Saturday, January 28, 2012


Wash Day

Bettye H. Galloway

Wash day was always Monday. At least it was always Monday in our little community in North Mississippi in the early forties. These were the days before REA found us and provided electricity, which meant no electricity and no running water.

Dale, with her two smallest girls, would come up our hill at daylight on wash day, and by the time we got up and ate breakfast, she had already started the fire under the black wash pot. By the time we were allowed to go outside, Dale was busy carrying water from the pump to fill the three tubs lined up on the sawhorses behind the house, one for scrubbing, one for rinsing, and one with bluing water for the white clothes. Dale had mastered the art of washday. She sorted the items from our hampers into three piles—whites, coloreds, and work clothes. The whites went into the first tub where they were soaked for a while, gently scrubbed on a rub board, and then carried to the wash pot and boiled while she worked on the colored clothes.
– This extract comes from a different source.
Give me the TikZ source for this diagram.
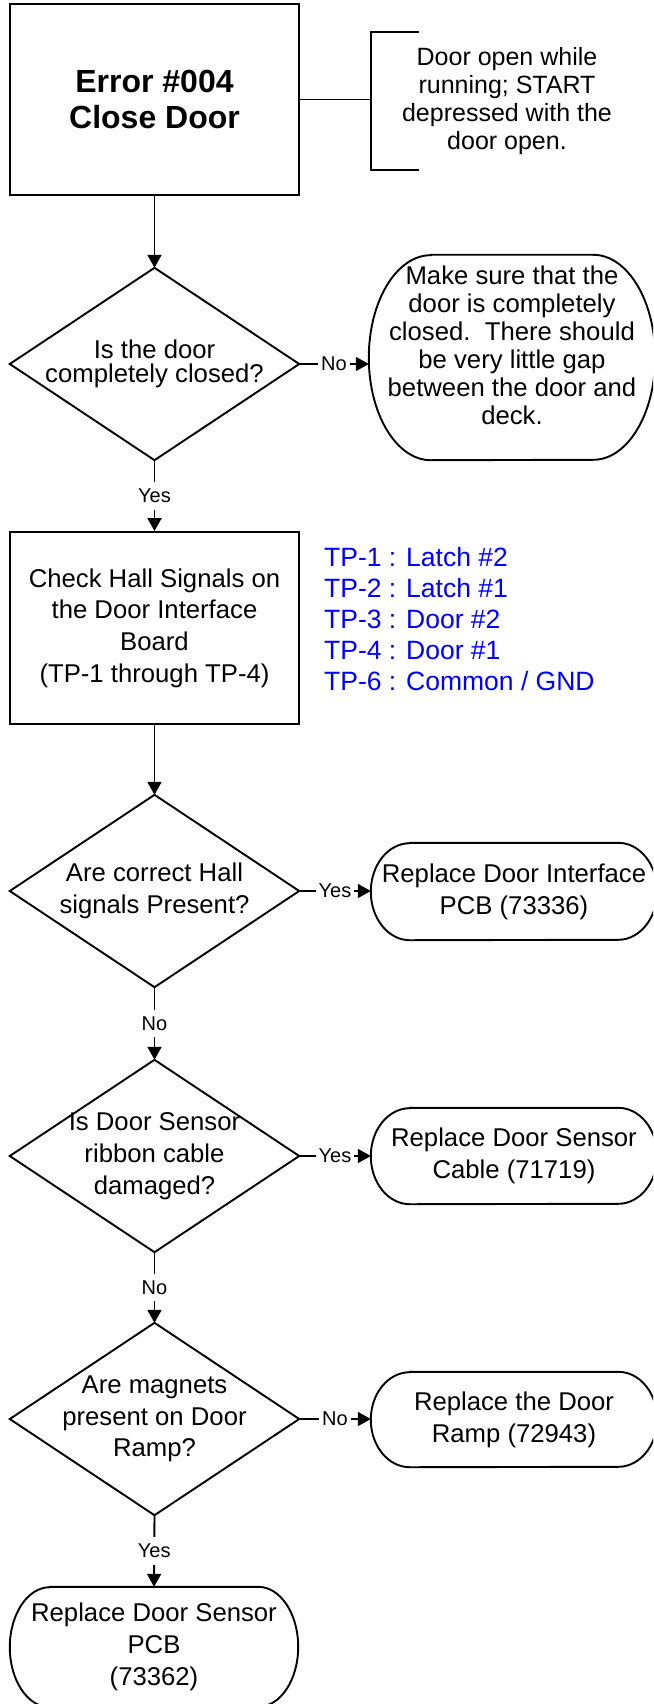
\documentclass[tikz,border=0pt]{standalone}
\usepackage{fontspec}
\setmainfont{Liberation Sans}
\usetikzlibrary{arrows.meta,calc}
\definecolor{tpblue}{RGB}{0,0,255}
\newcommand\fmain{\fontsize{25.7pt}{31.7pt}\selectfont}
\newcommand\ftitle{\fontsize{32pt}{36pt}\selectfont\bfseries}
\newcommand\fnote{\fontsize{25pt}{27.7pt}\selectfont}
\newcommand\fdone{\fontsize{25.7pt}{23.5pt}\selectfont}
\newcommand\fmake{\fontsize{25.7pt}{28pt}\selectfont}
\newcommand\ftp{\fontsize{26.5pt}{30.8pt}\selectfont}
\newcommand\flabel{\fontsize{20pt}{24pt}\selectfont}
\newcommand\termoutline[3]{%
  \draw[shapeline] ($(#1.north west)+(#2,0)$) -- ($(#1.north east)+(-#2,0)$)
    arc[start angle=90,end angle=-90,x radius=#2,y radius=#3]
    -- ($(#1.south west)+(#2,0)$)
    arc[start angle=270,end angle=90,x radius=#2,y radius=#3] -- cycle;}
\newcommand\diamondoutline[1]{%
  \draw[shapeline] (#1.north) -- (#1.east) -- (#1.south) -- (#1.west) -- cycle;}
\begin{document}
\begin{tikzpicture}[x=1pt,y=1pt,
  shapeline/.style={line width=1.9pt, line join=miter},
  conn/.style={line width=1.9pt},
  arr/.style={conn,-{Triangle[length=13pt,width=14pt]}},
  boxnode/.style={draw, line width=1.9pt, inner sep=0pt, align=center, font=\fmain},
  holder/.style={inner sep=0pt, align=center, font=\fmain},
  lbl/.style={fill=white, inner xsep=3pt, inner ysep=7pt, font=\flabel}]
\useasboundingbox (0,0) rectangle (653,-1704);
\fill[white] (0,0) rectangle (653,-1704);
\clip (0,0) rectangle (653,-1704);

% start box and note
\node[boxnode, minimum width=289pt, minimum height=191pt, font=\ftitle] (start) at (154.5,-99.5) {Error \#004\\Close Door};
\node[holder, minimum width=272pt, minimum height=138pt, font=\fnote] (note) at (507,-101) {Door open while\\running; START\\depressed with the\\door open.};
\draw[conn] ([xshift=48pt]note.north west) -- (note.north west) -- (note.south west) -- ([xshift=48pt]note.south west);
\draw[conn] (start.east) -- (start.east -| note.west);

% question 1
\node[holder, minimum width=289pt, minimum height=192pt, font=\fdone] (q1) at (154.5,-364) {Is the door\\completely closed?};
\diamondoutline{q1}
\node[holder, minimum width=286pt, minimum height=205pt] (fix1) at (512,-357.5) {};
\termoutline{fix1}{62}{102.5}
\node[holder, font=\fmake] (fix1text) at ([yshift=11.7pt]fix1.center) {Make sure that the\\door is completely\\closed.\ \ There should\\be very little gap\\between the door and\\deck.};

% check box
\node[boxnode, minimum width=289pt, minimum height=192pt] (check) at (154.5,-628) {Check Hall Signals on\\the Door Interface\\Board\\(TP-1 through TP-4)};
\node[anchor=north west, inner sep=0pt, align=left, text=tpblue, font=\ftp] (tp) at (324,-547.5) {TP-1 : Latch \#2\\TP-2 : Latch \#1\\TP-3 : Door \#2\\TP-4 : Door \#1\\TP-6 : Common / GND};

% question 2
\node[holder, minimum width=289pt, minimum height=192pt] (q2) at (154.5,-891) {Are correct Hall\\signals Present?};
\diamondoutline{q2}
\node[holder, minimum width=286pt, minimum height=97pt] (fix2) at (514,-891.5) {Replace Door Interface\\PCB (73336)};
\termoutline{fix2}{39}{48.5}

% question 3
\node[holder, minimum width=289pt, minimum height=192pt] (q3) at (154.5,-1156) {Is Door Sensor\\ribbon cable\\damaged?};
\diamondoutline{q3}
\node[holder, minimum width=286pt, minimum height=96pt] (fix3) at (514,-1156) {Replace Door Sensor\\Cable (71719)};
\termoutline{fix3}{39}{48}

% question 4
\node[holder, minimum width=289pt, minimum height=192pt] (q4) at (154.5,-1419) {Are magnets\\present on Door\\Ramp?};
\diamondoutline{q4}
\node[holder, minimum width=286pt, minimum height=95pt] (fix4) at (514,-1419.5) {Replace the Door\\Ramp (72943)};
\termoutline{fix4}{39}{47.5}

% final
\node[holder, minimum width=288pt, minimum height=120pt] (fix5) at (154,-1647) {Replace Door Sensor\\PCB\\(73362)};
\termoutline{fix5}{40}{60}

% connectors
\draw[arr] (start.south) -- (q1.north);
\draw[arr] (q1.east) -- node[lbl]{No} (q1.east -| fix1.west);
\draw[arr] (q1.south) -- node[lbl]{Yes} (check.north);
\draw[arr] (check.south) -- (q2.north);
\draw[arr] (q2.east) -- node[lbl]{Yes} (q2.east -| fix2.west);
\draw[arr] (q2.south) -- node[lbl]{No} (q3.north);
\draw[arr] (q3.east) -- node[lbl]{Yes} (q3.east -| fix3.west);
\draw[arr] (q3.south) -- node[lbl]{No} (q4.north);
\draw[arr] (q4.east) -- node[lbl]{No} (q4.east -| fix4.west);
\draw[arr] (q4.south) -- node[lbl]{Yes} (fix5.north);
\end{tikzpicture}
\end{document}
The whites were removed very carefully from the boiling water with a broom handle and carried to the second tub on the sawhorses where they were rinsed and transferred to the third tub of bluing water. My sister and I were too busy playing with Dale’s girls to pay much attention to what she was doing, but we were allowed to keep the fire stoked under the wash pot and to hand her the clothes from the piles as she needed them. When the whites had soaked for a while in the bluing water to whiten them, we were allowed to help hang them on the clothesline holding them in place with wooden clothespins and being careful to space them so that there would be room left for the colored clothes.

The colored clothes, meanwhile, had been soaking in the first tub. They were scrubbed on the rub board, boiled in the wash pot, and transferred to the rinse water. We then were allowed to hang them on the clotheslines with the white clothes. The work clothes followed the same pattern with the exception of the trip to the clothesline. Usually the white and coloreds had filled the clothesline, and the work clothes (usually denim and khaki) were hung on the fence surrounding the yard.

After the wash was completed, Dale stripped us all and gave us a good bath in the wash water—her girls in the rinse water and my sister and me in the bluing tub. We were filthy from playing around the ashes at the wash pot and around the tubs all morning. She then carried all the water, bucketful by bucketful, to the garden for irrigation. Water was scarce and nothing was wasted.

Toward noon, we watched Dale and her girls walk down the hill toward their house, and we waited with bated breath for the next washday—a whole week away!


Born, reared, and educated in Oxford, Lafayette County, Mississippi, Bettye Hudson Galloway is retired from Mississippi state service (primarily from the University of Mississippi) and as the executive vice president of a drug testing laboratory.